> Material provided
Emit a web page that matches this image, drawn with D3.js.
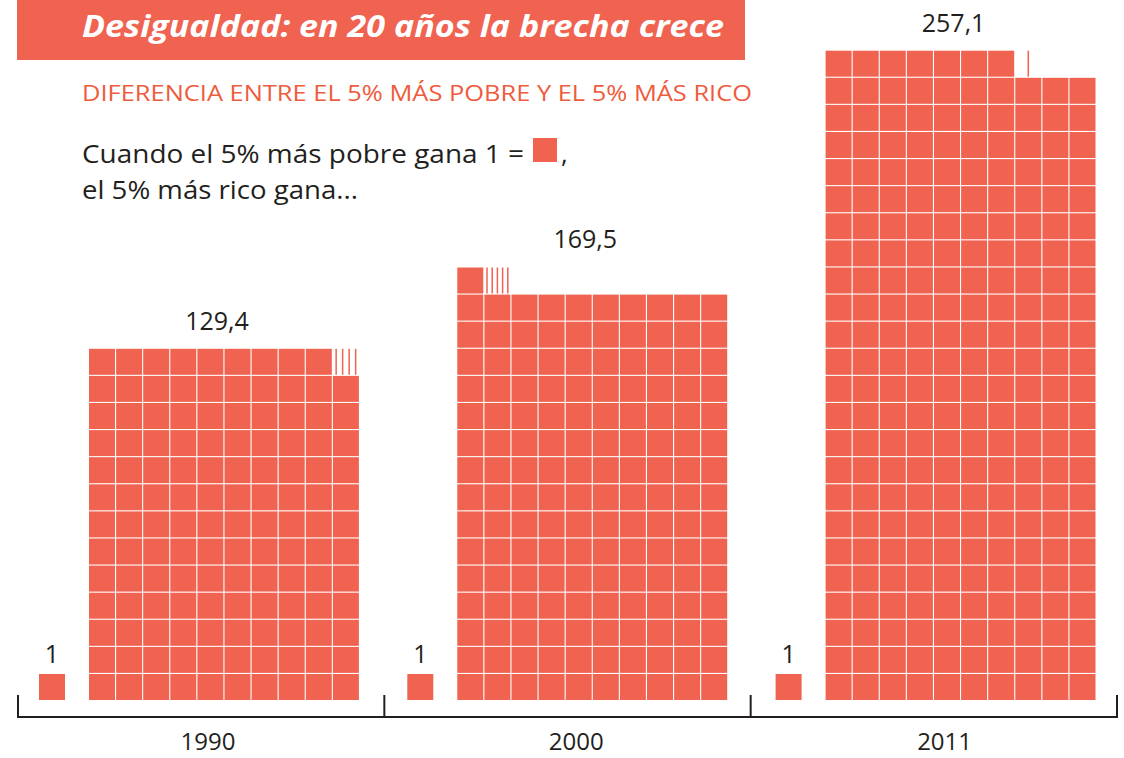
<!DOCTYPE html>
<html>
<head>
<meta charset="utf-8">
<script src="https://cdn.jsdelivr.net/npm/d3@7"></script>
<style>
  html, body { margin: 0; padding: 0; background: #ffffff; }
  svg { display: block; }
</style>
</head>
<body>
<script>
// ---- data ----
const years = ["1990", "2000", "2011"];
const richLabels = ["129,4", "169,5", "257,1"];
const richValues = [129.4, 169.5, 257.1];
// units drawn in the waffle (whole cells + tenths)
const cellsShown = [129.4, 151.5, 237.1];
const poorValues = [1, 1, 1];
const poorLabels = ["1", "1", "1"];
const titleText = "Desigualdad: en 20 años la brecha crece";
const subtitleText = "DIFERENCIA ENTRE EL 5% MÁS POBRE Y EL 5% MÁS RICO";
const legendLine1 = "Cuando el 5% más pobre gana 1 = ";
const legendLine2 = "el 5% más rico gana...";

// ---- layout ----
const W = 1124, H = 758;
const RED = "#F06351", ORANGE = "#EE5B3E", DARK = "#231F20";
const COLS = 10, PITCH = 27.1, CELL = 26;
const baseY = 700;

const svg = d3.select("body").append("svg").attr("width", W).attr("height", H);

// scales
const x = d3.scaleBand().domain(years).range([18, 1117]).padding(0);          // bracket groups
const xg = d3.scaleBand().domain(years).range([39, 39 + 3 * 368.3]).padding(0); // marks
const rowY = d3.scaleLinear().domain([0, 1]).range([baseY, baseY - PITCH]);
const colX = d3.scaleLinear().domain([0, 1]).range([0, PITCH]);

// title box
svg.append("rect").attr("x", 17).attr("y", 0).attr("width", 728).attr("height", 60).attr("fill", RED);
svg.append("text").attr("x", 82).attr("y", 37)
  .attr("font-family", "Open Sans").attr("font-weight", 700).attr("font-style", "italic")
  .attr("font-size", 31).attr("fill", "#fff")
  .attr("textLength", 642).attr("lengthAdjust", "spacingAndGlyphs")
  .text(titleText);

// subtitle
svg.append("text").attr("x", 82).attr("y", 101)
  .attr("font-family", "Open Sans").attr("font-size", 22).attr("fill", ORANGE)
  .attr("textLength", 670).attr("lengthAdjust", "spacingAndGlyphs")
  .text(subtitleText);

// legend text
svg.append("text").attr("x", 82).attr("y", 163)
  .attr("font-family", "Open Sans").attr("font-size", 26).attr("fill", DARK)
  .attr("textLength", 442).attr("lengthAdjust", "spacingAndGlyphs")
  .text(legendLine1);
svg.append("rect").attr("x", 533).attr("y", 138).attr("width", 24).attr("height", 24).attr("fill", RED);
svg.append("text").attr("x", 561).attr("y", 163)
  .attr("font-family", "Open Sans").attr("font-size", 26).attr("fill", DARK).text(",");
svg.append("text").attr("x", 82).attr("y", 199)
  .attr("font-family", "Open Sans").attr("font-size", 26).attr("fill", DARK)
  .attr("textLength", 276).attr("lengthAdjust", "spacingAndGlyphs")
  .text(legendLine2);

// groups
years.forEach((yr, gi) => {
  const singleX = xg(yr);
  const blockX = singleX + 50;

  // poor single cell(s)
  d3.range(poorValues[gi]).forEach(i => {
    svg.append("rect").attr("x", singleX).attr("y", rowY(i + 1) + (PITCH - CELL))
      .attr("width", CELL).attr("height", CELL).attr("fill", RED);
  });
  svg.append("text").attr("x", singleX + CELL / 2).attr("y", rowY(poorValues[gi]) - 10)
    .attr("text-anchor", "middle").attr("font-family", "Open Sans").attr("font-size", 25)
    .attr("fill", DARK).text(poorLabels[gi]);

  // rich waffle
  const v = cellsShown[gi];
  const whole = Math.floor(v);
  const tenths = Math.round((v - whole) * 10);
  const cells = d3.range(whole).map(i => ({ r: Math.floor(i / COLS), c: i % COLS }));
  svg.append("g").selectAll("rect").data(cells).join("rect")
    .attr("x", d => blockX + colX(d.c))
    .attr("y", d => rowY(d.r + 1) + (PITCH - CELL))
    .attr("width", CELL).attr("height", CELL).attr("fill", RED);

  // partial cell as stripes
  const pr = Math.floor(whole / COLS), pc = whole % COLS;
  const px = blockX + colX(pc), py = rowY(pr + 1) + (PITCH - CELL);
  const sp = CELL / tenths;
  svg.append("g").selectAll("rect").data(d3.range(tenths)).join("rect")
    .attr("x", i => px + sp * (i + 0.5) - 0.75)
    .attr("y", py).attr("width", 1.5).attr("height", CELL).attr("fill", RED);

  const topRows = Math.ceil(v / COLS);
  svg.append("text").attr("x", blockX + 128).attr("y", rowY(topRows) - 18)
    .attr("text-anchor", "middle").attr("font-family", "Open Sans").attr("font-size", 25)
    .attr("fill", DARK).text(richLabels[gi]);

  // year label
  svg.append("text").attr("x", singleX + 169).attr("y", 750)
    .attr("text-anchor", "middle").attr("font-family", "Open Sans").attr("font-size", 24)
    .attr("fill", DARK).text(yr);
});

// bracket axis
const axisY = 717;
svg.append("line").attr("x1", 18).attr("x2", 1117).attr("y1", axisY).attr("y2", axisY)
  .attr("stroke", DARK).attr("stroke-width", 2);
const tickXs = years.map(y => x(y)).concat([x.range()[1]]);
svg.append("g").selectAll("line").data(tickXs).join("line")
  .attr("x1", d => d).attr("x2", d => d).attr("y1", 695).attr("y2", axisY + 1)
  .attr("stroke", DARK).attr("stroke-width", 2);
</script>
</body>
</html>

> Aim of the exercise
Write the listing out a second time exactly, dropping all images.

> Result of the task
Emit a web page that matches this image, drawn with D3.js.
<!DOCTYPE html>
<html>
<head>
<meta charset="utf-8">
<script src="https://cdn.jsdelivr.net/npm/d3@7"></script>
<style>
  html, body { margin: 0; padding: 0; background: #ffffff; }
  svg { display: block; }
</style>
</head>
<body>
<script>
// ---- data ----
const years = ["1990", "2000", "2011"];
const richLabels = ["129,4", "169,5", "257,1"];
const richValues = [129.4, 169.5, 257.1];
// units drawn in the waffle (whole cells + tenths)
const cellsShown = [129.4, 151.5, 237.1];
const poorValues = [1, 1, 1];
const poorLabels = ["1", "1", "1"];
const titleText = "Desigualdad: en 20 años la brecha crece";
const subtitleText = "DIFERENCIA ENTRE EL 5% MÁS POBRE Y EL 5% MÁS RICO";
const legendLine1 = "Cuando el 5% más pobre gana 1 = ";
const legendLine2 = "el 5% más rico gana...";

// ---- layout ----
const W = 1124, H = 758;
const RED = "#F06351", ORANGE = "#EE5B3E", DARK = "#231F20";
const COLS = 10, PITCH = 27.1, CELL = 26;
const baseY = 700;

const svg = d3.select("body").append("svg").attr("width", W).attr("height", H);

// scales
const x = d3.scaleBand().domain(years).range([18, 1117]).padding(0);          // bracket groups
const xg = d3.scaleBand().domain(years).range([39, 39 + 3 * 368.3]).padding(0); // marks
const rowY = d3.scaleLinear().domain([0, 1]).range([baseY, baseY - PITCH]);
const colX = d3.scaleLinear().domain([0, 1]).range([0, PITCH]);

// title box
svg.append("rect").attr("x", 17).attr("y", 0).attr("width", 728).attr("height", 60).attr("fill", RED);
svg.append("text").attr("x", 82).attr("y", 37)
  .attr("font-family", "Open Sans").attr("font-weight", 700).attr("font-style", "italic")
  .attr("font-size", 31).attr("fill", "#fff")
  .attr("textLength", 642).attr("lengthAdjust", "spacingAndGlyphs")
  .text(titleText);

// subtitle
svg.append("text").attr("x", 82).attr("y", 101)
  .attr("font-family", "Open Sans").attr("font-size", 22).attr("fill", ORANGE)
  .attr("textLength", 670).attr("lengthAdjust", "spacingAndGlyphs")
  .text(subtitleText);

// legend text
svg.append("text").attr("x", 82).attr("y", 163)
  .attr("font-family", "Open Sans").attr("font-size", 26).attr("fill", DARK)
  .attr("textLength", 442).attr("lengthAdjust", "spacingAndGlyphs")
  .text(legendLine1);
svg.append("rect").attr("x", 533).attr("y", 138).attr("width", 24).attr("height", 24).attr("fill", RED);
svg.append("text").attr("x", 561).attr("y", 163)
  .attr("font-family", "Open Sans").attr("font-size", 26).attr("fill", DARK).text(",");
svg.append("text").attr("x", 82).attr("y", 199)
  .attr("font-family", "Open Sans").attr("font-size", 26).attr("fill", DARK)
  .attr("textLength", 276).attr("lengthAdjust", "spacingAndGlyphs")
  .text(legendLine2);

// groups
years.forEach((yr, gi) => {
  const singleX = xg(yr);
  const blockX = singleX + 50;

  // poor single cell(s)
  d3.range(poorValues[gi]).forEach(i => {
    svg.append("rect").attr("x", singleX).attr("y", rowY(i + 1) + (PITCH - CELL))
      .attr("width", CELL).attr("height", CELL).attr("fill", RED);
  });
  svg.append("text").attr("x", singleX + CELL / 2).attr("y", rowY(poorValues[gi]) - 10)
    .attr("text-anchor", "middle").attr("font-family", "Open Sans").attr("font-size", 25)
    .attr("fill", DARK).text(poorLabels[gi]);

  // rich waffle
  const v = cellsShown[gi];
  const whole = Math.floor(v);
  const tenths = Math.round((v - whole) * 10);
  const cells = d3.range(whole).map(i => ({ r: Math.floor(i / COLS), c: i % COLS }));
  svg.append("g").selectAll("rect").data(cells).join("rect")
    .attr("x", d => blockX + colX(d.c))
    .attr("y", d => rowY(d.r + 1) + (PITCH - CELL))
    .attr("width", CELL).attr("height", CELL).attr("fill", RED);

  // partial cell as stripes
  const pr = Math.floor(whole / COLS), pc = whole % COLS;
  const px = blockX + colX(pc), py = rowY(pr + 1) + (PITCH - CELL);
  const sp = CELL / tenths;
  svg.append("g").selectAll("rect").data(d3.range(tenths)).join("rect")
    .attr("x", i => px + sp * (i + 0.5) - 0.75)
    .attr("y", py).attr("width", 1.5).attr("height", CELL).attr("fill", RED);

  const topRows = Math.ceil(v / COLS);
  svg.append("text").attr("x", blockX + 128).attr("y", rowY(topRows) - 18)
    .attr("text-anchor", "middle").attr("font-family", "Open Sans").attr("font-size", 25)
    .attr("fill", DARK).text(richLabels[gi]);

  // year label
  svg.append("text").attr("x", singleX + 169).attr("y", 750)
    .attr("text-anchor", "middle").attr("font-family", "Open Sans").attr("font-size", 24)
    .attr("fill", DARK).text(yr);
});

// bracket axis
const axisY = 717;
svg.append("line").attr("x1", 18).attr("x2", 1117).attr("y1", axisY).attr("y2", axisY)
  .attr("stroke", DARK).attr("stroke-width", 2);
const tickXs = years.map(y => x(y)).concat([x.range()[1]]);
svg.append("g").selectAll("line").data(tickXs).join("line")
  .attr("x1", d => d).attr("x2", d => d).attr("y1", 695).attr("y2", axisY + 1)
  .attr("stroke", DARK).attr("stroke-width", 2);
</script>
</body>
</html>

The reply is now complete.